EL AMANECER DE UNA NUEVA LIBERTAD


Imagen generada con ChatGPT

Hubo un tiempo en el que el sistema funcionaba. No era perfecto, pero admito que impulsó un enorme progreso. Una mezcla de capitalismo y democracia representativa que sostuvo la estabilidad durante dos siglos y medio. Hasta que se desmoronó estrepitosamente.

La transformación digital no fue solamente una revolución tecnológica; indujo un cambio de paradigma. El ordenador personal en 1981, Internet y los smartphones en 2000, y la IA de los 20, condujeron a la civilización a un punto en el que las estructuras tradicionales empezaron a resquebrajarse. Acceso universal e instantáneo a la información, con su consecuente capacidad de supervisión, manipulación y coacción.

Primero fue el trabajo: la jornada laboral de ocho horas dio paso a un mercado de talento deslocalizado, donde el mérito y la motivación reemplazaron a la absurda presencia. Para 2026, más de la mitad de los trabajadores en EE. UU eran ya freelancers. Después impactó de lleno en la economía: el monopolio sobre el dinero que detentaban los estados territoriales de la época empezó a hacer agua con la llegada de las criptomonedas, y su propuesta radical de privacidad y descentralización, constituyendo una alternativa muy real, y subversiva, al control gubernamental.

Pero el verdadero terremoto llegó con la política. La gente había dejado de confiar en sus representantes. La disonancia entre la voluntad popular y la acción gubernamental se hizo insoportable. Hacia 2034, la combinación de blockchain y plataformas de debate directo y anónimo había ya permitido un cambio radical: la democracia representativa fue sustituida por un sistema de consultas constantes, donde los ciudadanos interesados en cada temática decidían sin intermediarios. Los viejos partidos políticos, incapaces de adaptarse, quedaron obsoletos.

La gobernanza, del mismo modo, dio un giro radical.
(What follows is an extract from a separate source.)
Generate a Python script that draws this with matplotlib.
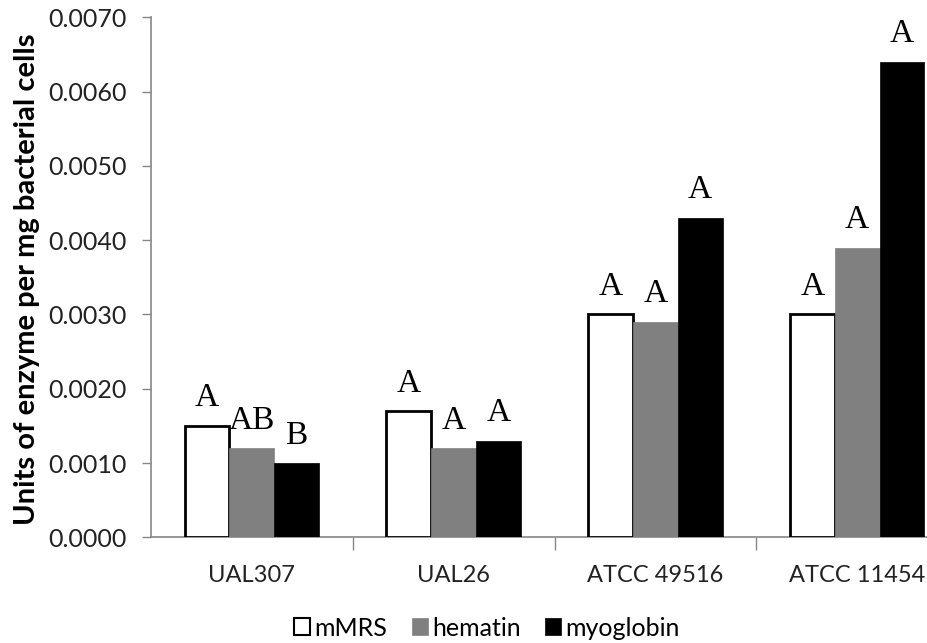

La sabiduría colectiva, canalizada mediante sistemas abiertos y trazables, sustituyó a las decisiones impuestas por las élites políticas. Los debates abiertos, anónimos y descentralizados reemplazaron la polarización ideológica.

La política dejó de ser un oficio, y los gestores públicos pasaron a ser profesionales elegidos por competencia, sujetos a un escrutinio implacable y directo.

La hiper-productividad consecuencia de la Inteligencia Artificial cambió el significado más atávico del trabajo, dejando de ser el foco absoluto de la necesidad humana para convertirse en un instrumento de satisfacción y desarrollo personal. Nada fácil, sin duda, tuvo que ser dar a luz a un buen sistema de reparto de lo producido, pero terminaron alcanzando un equilibrio racional, superando las tensiones generadas por los oligarcas tecnológicos que ejercían su dominio como tiránicos reyes medievales.

El dinero dejó de ser un instrumento de control estatal. La tributación evolucionó hacia un modelo de imposición sobre el gasto, dejando atrás los simplistas e injustos sistemas orientados a recaudar en base al ahorro y a la renta. En realidad, el dinero no era más que una deuda que la Sociedad adquiría con quien lo ganaba. Un bien o un servicio a cambio de un número de euros o sats. La acumulación de euros solamente incrementaba la deuda de la sociedad con el individuo que lo guardaba en lugar de usarlo inmediatamente. La digitalización permitió registrar los gastos preservando la privacidad, y logrando un sistema fiscal más justo, transparente y eficiente. Pagaba más quien más recursos consumía para sí mismo.

En definitiva, fue entonces cuando el hombre substituyó definitivamente el Contrato Social enunciado en 1762 por Rousseau por un nuevo esquema, menos territorial, menos individualista, más vocacional, más generoso. Sin imposiciones arbitrarias, sin intermediarios innecesarios.

Y duró, como todos sabéis, hasta que logramos inventar uno mejor.

Bienvenidos al futuro de la libertad.